The residential market has experienced a precipitous decline after an unprecedented boom period. After five consecutive years in which residential construction exceeded 30,000 new dwelling units, the Building Congress projects construction of just under 6,300 units with a total construction value of $3.5 billion in 2009. The forecast calls for 7,900 units ($4.0 billion) to be produced in 2010 and 9,900 units ($5.0 billion) in 2011. These 24,000 units constructed between 2009 and 2011 will fall 10,000 units short of what was constructed in 2008 alone.

According to the New York Times, the market for commercial space is even worse than the NYBC suggests--which, unmentioned, makes the short-term prospects for Building 1, the commercial tower planned for the Atlantic Yards project, not-so-likely, as even the Empire State Development Corporation acknowledged in June:

“They’re way too exuberant,” the developer Douglas Durst said of the report.

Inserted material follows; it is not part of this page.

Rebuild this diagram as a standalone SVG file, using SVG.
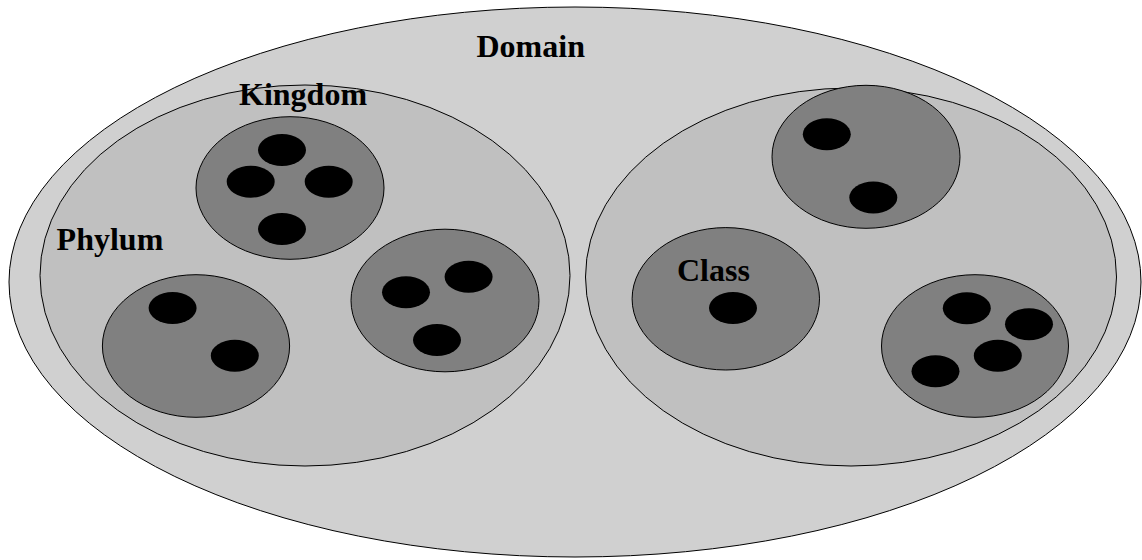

Commercial vacancy rates are continuing to rise, he said, and rents are falling.

...

GlobeSt.com reports on the NYBC's breakfast:

Then, onto Brooklyn and another case of stalling at the lawsuit-laden Atlantic Yards standoff. In response to a question from GlobeSt.com, [New York City Economic Development Corporation President Seth] Pinsky said, "another lawsuit is easy to file, but less easy to win." He says his agency is working very hard with the developers and the state to get the project’s details in order.

"We remain hopeful they’ll be able to make it to the financing market before the end of the year, but, this is a tricky project," he told GlobeSt.com Wednesday. "And, until everything is in place, you don’t know that it will be in place, but we remain optimistic and we hope the project will in fact move forward."

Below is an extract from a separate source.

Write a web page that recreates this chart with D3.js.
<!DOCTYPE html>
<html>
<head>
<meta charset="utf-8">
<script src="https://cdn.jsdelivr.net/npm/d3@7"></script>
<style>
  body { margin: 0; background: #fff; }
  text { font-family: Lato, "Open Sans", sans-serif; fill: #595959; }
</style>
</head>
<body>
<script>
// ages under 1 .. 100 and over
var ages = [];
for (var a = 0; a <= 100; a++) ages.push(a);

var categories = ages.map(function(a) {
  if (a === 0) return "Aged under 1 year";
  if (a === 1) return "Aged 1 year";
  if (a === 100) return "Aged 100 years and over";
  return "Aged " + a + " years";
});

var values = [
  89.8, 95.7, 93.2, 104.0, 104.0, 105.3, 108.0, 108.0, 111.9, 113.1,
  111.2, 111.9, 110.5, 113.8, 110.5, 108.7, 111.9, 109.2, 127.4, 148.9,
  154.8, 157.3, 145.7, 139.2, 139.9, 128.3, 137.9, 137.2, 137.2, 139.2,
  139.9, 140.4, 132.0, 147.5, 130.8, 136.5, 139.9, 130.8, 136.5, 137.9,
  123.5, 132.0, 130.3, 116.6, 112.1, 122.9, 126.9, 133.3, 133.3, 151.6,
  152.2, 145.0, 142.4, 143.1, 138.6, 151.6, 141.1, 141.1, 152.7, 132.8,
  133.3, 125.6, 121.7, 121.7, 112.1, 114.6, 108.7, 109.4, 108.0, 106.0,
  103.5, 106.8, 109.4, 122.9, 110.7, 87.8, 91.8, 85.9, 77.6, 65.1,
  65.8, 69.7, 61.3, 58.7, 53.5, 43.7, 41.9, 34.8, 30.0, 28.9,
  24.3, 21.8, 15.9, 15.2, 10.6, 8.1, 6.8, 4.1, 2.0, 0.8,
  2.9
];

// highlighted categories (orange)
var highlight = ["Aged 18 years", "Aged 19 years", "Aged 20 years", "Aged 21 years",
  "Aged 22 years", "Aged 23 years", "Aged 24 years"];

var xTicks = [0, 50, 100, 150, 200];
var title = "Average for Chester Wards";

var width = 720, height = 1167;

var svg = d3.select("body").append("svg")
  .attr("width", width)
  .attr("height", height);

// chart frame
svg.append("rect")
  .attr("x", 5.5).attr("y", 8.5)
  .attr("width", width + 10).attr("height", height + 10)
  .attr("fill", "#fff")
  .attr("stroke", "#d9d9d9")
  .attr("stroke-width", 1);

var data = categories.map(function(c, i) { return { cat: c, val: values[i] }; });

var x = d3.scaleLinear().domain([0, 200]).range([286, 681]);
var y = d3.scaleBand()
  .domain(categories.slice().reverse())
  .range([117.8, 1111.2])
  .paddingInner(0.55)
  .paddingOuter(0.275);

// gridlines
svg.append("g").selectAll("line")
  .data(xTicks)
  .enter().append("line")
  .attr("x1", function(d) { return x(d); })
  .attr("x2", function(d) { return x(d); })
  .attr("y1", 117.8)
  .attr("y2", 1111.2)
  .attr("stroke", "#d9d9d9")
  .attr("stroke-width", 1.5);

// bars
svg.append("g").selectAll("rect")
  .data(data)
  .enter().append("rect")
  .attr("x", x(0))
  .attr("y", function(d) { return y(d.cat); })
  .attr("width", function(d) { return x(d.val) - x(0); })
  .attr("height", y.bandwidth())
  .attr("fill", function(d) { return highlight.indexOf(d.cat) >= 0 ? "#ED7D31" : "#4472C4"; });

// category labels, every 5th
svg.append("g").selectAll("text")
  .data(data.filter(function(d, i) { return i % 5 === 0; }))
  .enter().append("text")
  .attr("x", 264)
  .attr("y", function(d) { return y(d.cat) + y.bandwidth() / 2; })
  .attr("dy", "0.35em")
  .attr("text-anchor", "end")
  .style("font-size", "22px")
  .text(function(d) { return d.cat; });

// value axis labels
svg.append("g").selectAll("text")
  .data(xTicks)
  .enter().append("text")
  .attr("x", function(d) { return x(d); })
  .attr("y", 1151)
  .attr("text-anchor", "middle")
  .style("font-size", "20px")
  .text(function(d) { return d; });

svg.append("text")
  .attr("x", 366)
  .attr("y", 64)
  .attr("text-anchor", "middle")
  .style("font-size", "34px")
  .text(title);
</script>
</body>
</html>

When pressed with what happens if the lawsuits do work, and there is a successful delay of the project’s successful trip to the financing markets, Pinsky stood pat, saying "we think this project is going to move forward, and that’s what we’re planning for."

DDDB says Pinsky should have a Plan B.

And what about the housing market? Presumably a decline in new construction makes it easier for the projected Atlantic Yards housing units to be absorbed, as the KPMG market study for the Empire State Development Corporation suggests. Then again, that study is not very reliable.

As a Bronx CBA awaits, challenges to labor solidarity

The idea of a Community Benefits Agreement (CBA), at least as pioneered in Los Angeles, is a united front presented by all parties, including labor unions. In the Bronx, as Crain's reports, unity doesn't come easy:

Organized labor's previously united front on $10-an-hour retail jobs at the Kingsbridge Armory splintered Friday, with the umbrella organization representing 100,000 unionized construction workers publicly declaring support for a redevelopment project by Related Cos. that would deliver 1,000 construction jobs to it[s] members.

No CBA has yet been signed regarding the Kingsbridge Armory.

Contrasts with AY

Regarding Atlantic Yards, Forest City Ratner has promised unionized building service jobs in the residential towers, thus leading to support of Service Employees International Union Local 32BJ, which is not a signatory of the AY CBA. Nor are the construction unions.

There are no guarantees about minimum retail wages in the AY CBA, so that hasn't been an issue--perhaps because Atlantic Yards, in contrast to the Kingsbridge Armory, is not primarily a retail project.